So, her relationship with Teddy illustrates in a caricatured way what she projects, both positive and negative, on Keeper who is in the role of the annoying, yet highly praised and idealized parent, whose authority she can’t deny for that may cause her to lose his love and protection. By his mere presence, Teddy teaches Otter that there is the reality she lives, yet another reality in which Keeper lives, which overrules her reality despite his sympathy for her own reality of play and games.

 Teddy’s evolution from a toy to a soul-mate

Teddy helps Otter forge bonds. Although he might just be a toy she imagines she can manipulate as she wishes, he defies his own material resistance: he apparently has no will of his own with which to answer her high expectations, yet this flaw appears to be his strength because he allows her realize that she is not omnipotent, and that she needs a friend for reasons other than to just rule over him. She begins to understand that she has flaws, like when she regrets having reacted with so much anger against him as she never imagined he could have his own will and disappear. She becomes aware that she can’t do without him not because of his docility, but because of his apparent indifference, which forces her to assume the responsibility for the consequences on her relationship with him. So, she begins to develop empathy and to think like a person.

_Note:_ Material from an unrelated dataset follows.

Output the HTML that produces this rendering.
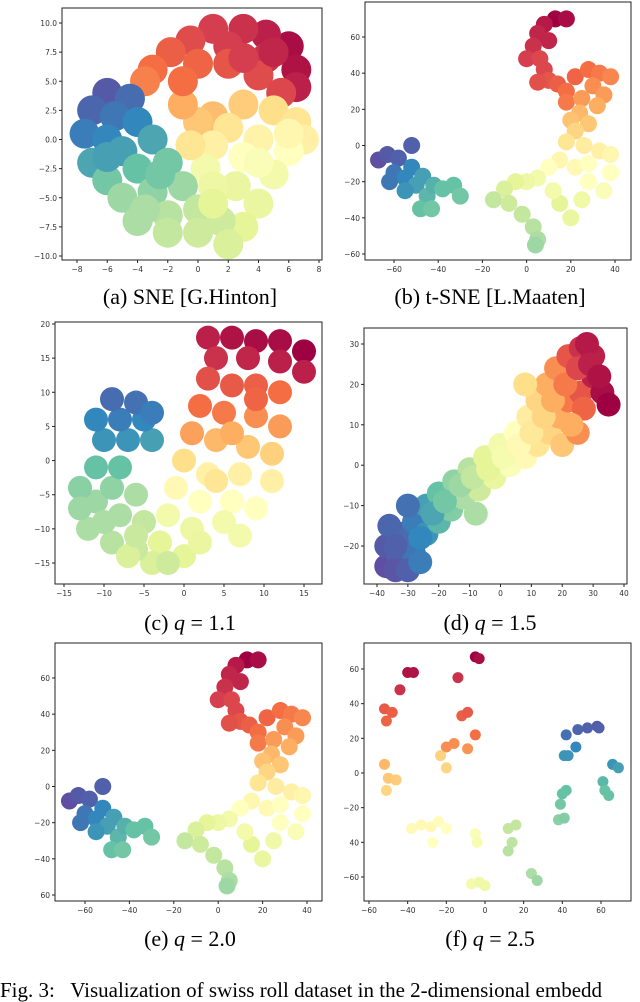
<!DOCTYPE html>
<html><head><meta charset="utf-8">
<style>
body{margin:0;background:#fff;width:640px;height:988px;overflow:hidden;position:relative;font-family:"Liberation Serif",serif}
svg{position:absolute;left:0;top:0}
.cap{position:absolute;font-family:"Liberation Serif",serif;font-size:22px;color:#000;text-align:center;width:320px;white-space:nowrap}
.cap i{font-style:italic}
</style></head>
<body>
<svg id="fig" width="640" height="988"></svg>
<div class="cap" style="left:30px;top:284px">(a) SNE [G.Hinton]</div>
<div class="cap" style="left:330px;top:284px">(b) t-SNE [L.Maaten]</div>
<div class="cap" style="left:30px;top:610px">(c) <i>q</i> = 1.1</div>
<div class="cap" style="left:330px;top:610px">(d) <i>q</i> = 1.5</div>
<div class="cap" style="left:30px;top:926px">(e) <i>q</i> = 2.0</div>
<div class="cap" style="left:330px;top:926px">(f) <i>q</i> = 2.5</div>
<div style="position:absolute;left:0;top:978px;font-size:21px;line-height:24px;white-space:nowrap">Fig. 3:&nbsp;&nbsp; Visualization of swiss roll dataset in the 2-dimensional embedd</div>
<script>
// Panel (a)
const aX=[6,6.5,6.5,4.5,3,1,-0.5,2,4.5,-1.8,-3,-3.5,0,2,4,5.5,1,3,5,6.5,7,0,2,4,6,1,3,5,0.5,2.5,4,3,-0.5,-6,-4.5,-7,-5.5,-4,-7.5,-6,-3,-5,-7,-4,-2,-6,-3,-1,-5,-2,0,1.5,0,2,-3.5,-1,1,4,5,3,-1,6,-2,-4,1,-6,-2.5];
const aY=[8,6,4.5,9,9.5,9.5,8.5,8,7,7.5,6,5,6.5,6.5,5.5,4,2,3,2.5,1.5,0,1.5,1,0,-1,-0.5,-1.5,-3,-2.5,-4,-5.5,-7.5,-0.5,4,3.5,2.5,2,1.5,0.5,0,0,-1,-2,-2.5,-2,-3.5,-4.5,-4,-5,-6.5,-6,-7,-8,-9,-6,3,-4,-2,7.5,7,5,0.5,-8,-7,-5.5,-1.5,-3];
const aT=[0.02,0.03,0.05,0.05,0.08,0.1,0.13,0.1,0.08,0.17,0.2,0.23,0.18,0.15,0.13,0.12,0.33,0.36,0.4,0.42,0.45,0.35,0.42,0.46,0.5,0.45,0.5,0.55,0.55,0.58,0.58,0.6,0.42,0.98,0.95,0.96,0.93,0.9,0.92,0.9,0.85,0.86,0.85,0.8,0.78,0.78,0.74,0.72,0.72,0.68,0.66,0.64,0.64,0.62,0.7,0.3,0.57,0.52,0.06,0.1,0.2,0.47,0.66,0.7,0.6,0.86,0.78];
const aXT=[-8,-6,-4,-2,0,2,4,6,8], aXL=["−8","−6","−4","−2","0","2","4","6","8"];
const aYT=[10,7.5,5,2.5,0,-2.5,-5,-7.5,-10], aYL=["10.0","7.5","5.0","2.5","0.0","−2.5","−5.0","−7.5","−10.0"];
// Panel (b)
const bX=[-67,-63,-58,-52,-60,-55,-52,-50,-47,-45,-42,-48,-43,-38,-33,-30,-55,-62,13,18,8,5,10,3,0,6,8,10,5,14,18,18,22,28,33,38,30,35,25,32,24,20,28,22,18,26,33,38,38,35,28,22,15,10,5,0,-5,-10,-15,-8,-2,3,5,4,15,25,20,12,28];
const bY=[-8,-5,-7,0,-15,-18,-12,-22,-17,-28,-22,-35,-35,-24,-22,-28,-25,-20,70,70,67,62,58,55,48,48,42,36,35,34,30,24,38,42,40,38,33,28,26,22,18,14,12,8,2,0,-3,-5,-15,-25,-20,-12,-8,-12,-18,-20,-20,-24,-30,-32,-38,-45,-52,-55,-32,-30,-40,-25,-10];
const bT=[1,0.98,0.97,0.97,0.93,0.9,0.9,0.86,0.86,0.82,0.83,0.8,0.78,0.8,0.8,0.78,0.88,0.93,0.0,0.02,0.04,0.06,0.06,0.08,0.1,0.12,0.12,0.15,0.14,0.17,0.2,0.22,0.18,0.2,0.22,0.24,0.25,0.27,0.27,0.3,0.32,0.34,0.35,0.38,0.42,0.44,0.45,0.47,0.5,0.52,0.5,0.48,0.47,0.5,0.55,0.57,0.6,0.62,0.66,0.64,0.66,0.68,0.7,0.72,0.6,0.56,0.58,0.55,0.5];
const bXT=[-60,-40,-20,0,20,40], bXL=["−60","−40","−20","0","20","40"];
const bYT=[60,40,20,0,-20,-40,-60], bYL=["60","40","20","0","−20","−40","−60"];
// Panel (c)
const cX=[3,6,9,12,15,4,8,12,15,3,6,9,12,2,5,9,12,1,4,8,11,0,3,7,11,-1,2,6,9,-2,1,5,7,-3,0,-4,-6,-9,-12,-5,-8,-11,-13,-9,-6,-11,-8,-13,-10,-7,-4,-11,-8,-5,-9,-6,-4,-7,-2,6,9,2,4,-6,-10];
const cY=[18,18,17.5,17.5,16,15,15,14.5,13,12,11,11,10,8,7,6.5,5,4,3,2,1,0,-2,-2,-3,-4,-6,-6,-7,-8,-10,-9,-11,-12,-14,-15,-13,-12,-10,-9,-8,-6,-4,-4,-5,-1,-1,-7,3,3,3,6,6,6,9,8.5,7,-14,-15,4,9,-12,-3,-11,-9];
const cT=[0.05,0.03,0.02,0.02,0.0,0.08,0.06,0.05,0.05,0.14,0.16,0.17,0.2,0.2,0.22,0.25,0.27,0.28,0.32,0.35,0.37,0.4,0.45,0.45,0.45,0.48,0.5,0.5,0.5,0.55,0.57,0.55,0.55,0.6,0.6,0.62,0.65,0.68,0.7,0.66,0.7,0.72,0.75,0.74,0.7,0.8,0.8,0.72,0.88,0.88,0.86,0.9,0.92,0.9,0.95,0.94,0.92,0.62,0.64,0.3,0.18,0.58,0.42,0.65,0.7];
const cXT=[-15,-10,-5,0,5,10,15], cXL=["−15","−10","−5","0","5","10","15"];
const cYT=[20,15,10,5,0,-5,-10,-15], cYL=["20","15","10","5","0","−5","−10","−15"];
// Panel (d)
const dX=[-37,-37,-33,-32,-28,-28,-24,-24,-20,-20,-16,-15,-12,-10,-7,-5,-2,0,3,5,8,9,12,12,16,15,19,18,22,22,26,26,30,33,30,35,20,-30,-36,8,-8,25,28,-34,-34,-26,-22,-18,-13,-9,-4,1,6,10,14,17,21,25,29,32,27,23,-30,-26];
const dY=[-25,-20,-23,-17,-22,-14,-17,-10,-14,-7,-11,-4,-8,-1,-6,2,-3,5,0,8,2,12,5,16,8,20,12,24,16,27,18,29,22,18,27,15,5,-10,-15,20,-12,8,30,-26,-20,-18,-12,-9,-5,-3,-1,2,5,8,12,16,20,24,25,22,14,10,-26,-24];
const dT=[1,0.98,0.97,0.95,0.93,0.92,0.88,0.86,0.82,0.8,0.76,0.74,0.7,0.68,0.64,0.6,0.58,0.55,0.52,0.5,0.48,0.44,0.42,0.38,0.38,0.3,0.3,0.25,0.22,0.15,0.15,0.08,0.05,0.02,0.05,0.0,0.35,0.94,0.96,0.4,0.7,0.25,0.04,0.99,0.97,0.9,0.85,0.78,0.72,0.66,0.6,0.54,0.48,0.43,0.38,0.3,0.22,0.12,0.05,0.03,0.18,0.3,0.97,0.92];
const dXT=[-40,-30,-20,-10,0,10,20,30,40], dXL=["−40","−30","−20","−10","0","10","20","30","40"];
const dYT=[30,20,10,0,-10,-20], dYL=["30","20","10","0","−10","−20"];
// Panel (e)
const eYL=["60","40","20","0","−20","−40","60"];
// Panel (f)
const fX=[-40,-37,-44,-5,-3,-14,-52,-51,-48,-12,-9,-5,-20,-16,-9,-52,-50,-51,-46,-23,-20,-38,-33,-28,-24,-20,-27,-5,-4,-7,-3,0,12,16,14,12,24,27,38,41,39,40,42,41,43,47,42,48,53,58,59,61,62,64,66,69];
const fY=[58,58,48,67,66,55,37,30,35,33,35,22,15,17,14,5,-3,-10,-4,10,3,-32,-30,-31,-28,-32,-40,-35,-40,-64,-63,-65,-32,-30,-40,-45,-58,-62,-27,-26,-18,-12,-10,10,10,15,22,25,26,27,26,-5,-10,-13,5,3];
const fT=[0.03,0.03,0.08,0.0,0.02,0.08,0.16,0.18,0.17,0.17,0.16,0.2,0.25,0.25,0.26,0.32,0.35,0.38,0.36,0.37,0.38,0.48,0.48,0.48,0.49,0.5,0.5,0.52,0.53,0.55,0.56,0.56,0.66,0.66,0.67,0.68,0.7,0.72,0.75,0.76,0.78,0.8,0.8,0.88,0.88,0.9,0.94,0.96,0.97,0.98,0.97,0.82,0.8,0.8,0.88,0.86];
const fXT=[-60,-40,-20,0,20,40,60], fXL=["−60","−40","−20","0","20","40","60"];
const fYT=[60,40,20,0,-20,-40,-60], fYL=["60","40","20","0","−20","40","−60"];

const NS="http://www.w3.org/2000/svg";
const svg=document.getElementById('fig');
const stops=[[158,1,66],[213,62,79],[244,109,67],[253,174,97],[254,224,139],[255,255,191],[230,245,152],[171,221,164],[102,194,165],[50,136,189],[94,79,162]];
function spectral(t){t=Math.max(0,Math.min(1,t))*10;const i=Math.min(9,Math.floor(t)),f=t-i,a=stops[i],b=stops[i+1];
return `rgb(${a.map((v,k)=>Math.round(v+(b[k]-v)*f)).join(',')})`;}
function mk(tag,attrs,parent){const e=document.createElementNS(NS,tag);for(const k in attrs)e.setAttribute(k,attrs[k]);(parent||svg).appendChild(e);return e;}
function panel(name,box,xr,yr,xs,ys,ts,xt,xl,yt,yl,rad){
  const [L,T,R,B]=box;
  const sx=v=>xr[2]+(v-xr[0])*(xr[3]-xr[2])/(xr[1]-xr[0]);
  const sy=v=>yr[2]+(v-yr[0])*(yr[3]-yr[2])/(yr[1]-yr[0]);
  const g=mk('g',{});
  
  
  for(let i=0;i<xs.length;i++){
    const c=mk('circle',{cx:sx(xs[i]),cy:sy(ys[i]),r:rad,fill:spectral(ts[i])},g);
    
    
  }
  const fr=mk('rect',{x:L,y:T,width:R-L,height:B-T,fill:'none',stroke:'#222','stroke-width':1},g);
  
  
  xt.forEach((v,i)=>{const x=sx(v);mk('line',{x1:x,x2:x,y1:B,y2:B+3,stroke:'#222'},g);
    const t=mk('text',{x:x,y:B+12,'font-size':7.5,'text-anchor':'middle','font-family':'DejaVu Sans, sans-serif',fill:'#333'},g);t.textContent=xl[i];
    
    });
  yt.forEach((v,i)=>{const y=sy(v);mk('line',{x1:L-3,x2:L,y1:y,y2:y,stroke:'#222'},g);
    const t=mk('text',{x:L-5,y:y+3,'font-size':7.5,'text-anchor':'end','font-family':'DejaVu Sans, sans-serif',fill:'#333'},g);t.textContent=yl[i];
    
    });
}
panel('panel-a-sne',[62,8,322,260],[-8,8,77,319],[10,-10,23,256],aX,aY,aT,aXT,aXL,aYT,aYL,15);
panel('panel-b-tsne',[365,2,631,260],[-60,40,394,615],[60,-60,37,254],bX,bY,bT,bXT,bXL,bYT,bYL,8.5);
panel('panel-c-q11',[55,322,322,584],[-10,15,104,304],[20,-15,324,563],cX,cY,cT,cXT,cXL,cYT,cYL,12);
panel('panel-d-q15',[364,328,627,584],[-40,40,377,624],[30,-20,344,546],dX,dY,dT,dXT,dXL,dYT,dYL,12);
panel('panel-e-q20',[55,643,322,901],[-60,40,85,307],[60,-60,678,895],bX,bY,bT,bXT,bXL,bYT,eYL,8.5);
panel('panel-f-q25',[364,643,631,901],[-60,60,369,601],[60,-60,669,877],fX,fY,fT,fXT,fXL,fYT,fYL,5.5);
</script>
</body></html>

That’s the point when she learns that she determines her own impact on reality by the link she establishes between imagination and sympathy. At the edge of consciousness, she is able to make both levels meet, such that she finally finds him on her own, through an intuition that allows her associate her decision to dismiss him as the manager of her toast restaurant in their game and the rude way she treated him when she threw him, without caring, into the box with all the other toys. She realizes Teddy didn’t leave her because he was angry at her like she was at him, he got lost only because SHE considered him an insignificant thing instead of the symbolic friend he represents to her because he had been given to her by Keeper as his soul-mate. From the moment she admits him as a real friend because of her affectionate link with him, and no longer treats him like any other toy, she also accepts that Keeper leaves every day for work.  She has internalized his symbolic role and is happy with her own world, which she guesses is quite different from those adults live in. Her failure to incorporate that into her job experience also revealed to her that she was not only unprepared for it, but it also let her recognize the worth of friendship as independent and know that it is far more precious than an uncertain social success. So, finally, she stays on the windowsill with Teddy waving to Keeper, who sadly, reluctantly goes to work, bending his head forward as if still half asleep. Unlike him, she can enjoy her life by spending it with games that broaden her mind, becoming aware of herself and what she loves. They help her improve her skills whilst she develops creative answers to the psychological challenges they confront her with, according to her own evolution.

Teddy is the indispensable stimulator of her imagination in a multi-layered story which features mostly types defined by the function they were given in the plot. Neither he nor Keeper, nor even Otter herself, have been endowed with many individual traits.  Those are revealed only through the drawings, which make the personality traits more clear. The only difference with Otter is that they create constancy that is opposed to her changing imagination and spontaneity; there just to react to her and her fancies and to help her get mentally involved.  So, she is the only one of the trio who gains a more sophisticated personality which is unveiled through the story where she transforms into having a dialogue with herself where her “ramblings” are confronted with the substantiality of the illustrations. Sometimes, the account of what happened in Keeper’s absence or her interpretation of his reactions and his instructions actually match, yet only the readers get the whole insight of the situation, since they are “eye-witnesses” of the events she relates “innocently” from her subjective point of view which differs a lot from what the readers “objectively” see in the drawings. Her personal interpretation is therefore never disqualified, no matter how unbelievable it might be, it is simply realized to be Otter’s own perception which is changed by her total emotional implication in her story. Her version is questioned by the drawings, but she is never viewed as a “fibber” although it is obvious she takes advantage of embellishing her tale. In fact, her example lets those who are prone to judge her become aware that she has a naiveté and innocence – daring to speak freely as many readers would like to, yet don’t, because they fear being ridiculed.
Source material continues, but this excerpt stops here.